1. Field of the Invention
The disclosure relates to an optical system.
2. Description of Related Art
The solar simulator is a major apparatus for inspecting the photoelectric conversion efficiency of the solar cell and the photovoltaic module, which is quite important for the research and the verification of the products in the solar energy industry. The known solar simulator can be divided mainly into a flash type and a continuous exposure type according to the technique of the light source. The flash type solar simulator has the advantage of low cost and simple design. The continuous exposure type solar simulator can provide the exposure similar to the real solar light, so that the measurement error caused by the transient effects can be avoided when the continuous exposure type solar simulator is applied. Furthermore, the continuous exposure type solar simulator can be combined with other testing methods such as heating exposure, measurement exposure, etc. for performing the test in the same apparatus. Hence, the continuous exposure type solar simulator has favorable utility.
The solar simulator is required to have certain performance in at least the three aspects including the spectral match, the non-uniformity of irradiance on the test plane, and the temporal instability of irradiance. The improvement of the non-uniformity of irradiance on the test plane mostly emphasizes on the light distribution design of the light source, the adjusting of the relative position of the light source, and the dispositions of the reflective or scattering elements, which is still difficult for the continuous exposure type solar simulator having a light sources array with large area to achieve the requirement of good uniformity of irradiance on the test plane which can be smaller than 2%.
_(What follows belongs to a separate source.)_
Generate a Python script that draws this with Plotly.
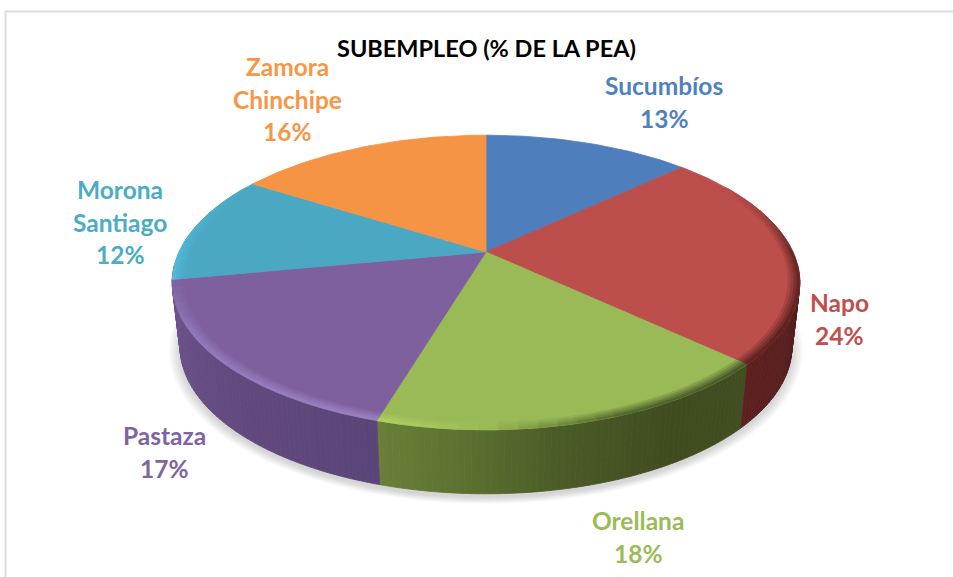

The continuous exposure type solar simulator with large exposure area generally requires the use of an array of a plurality of lights to obtain the test condition of 1000 W/m2 radiation. However, owing that the ray radiation from the plurality of lights can be overlapped and interfered mutually and the scattering light is difficult to be eliminated, the distribution of the ray radiation is complicate and difficult to properly controlled or adjusted by the prior art. In addition, as described in above, the method for controlling the non-uniformity of irradiance on the test plane of the continuous exposure type solar simulator with large exposure area mostly emphasizes on the light distribution design of the light source, the adjusting of the relative position of the light source, the dispositions of the reflective or scattering elements, etc. Such methods of locally adjusting the relative positions of the components may have influence on the light intensity of other regions where the relative positions of the components are not changed, so that the ray radiation distribution of the exposure area must be modulated again, which is time-consuming, difficult to maintain, and failing to efficiently reduce the non-uniformity of irradiance on the test plane. By using the solar simulator to perform the test on the photovoltaic module, the measurement error is not easily to be reduced.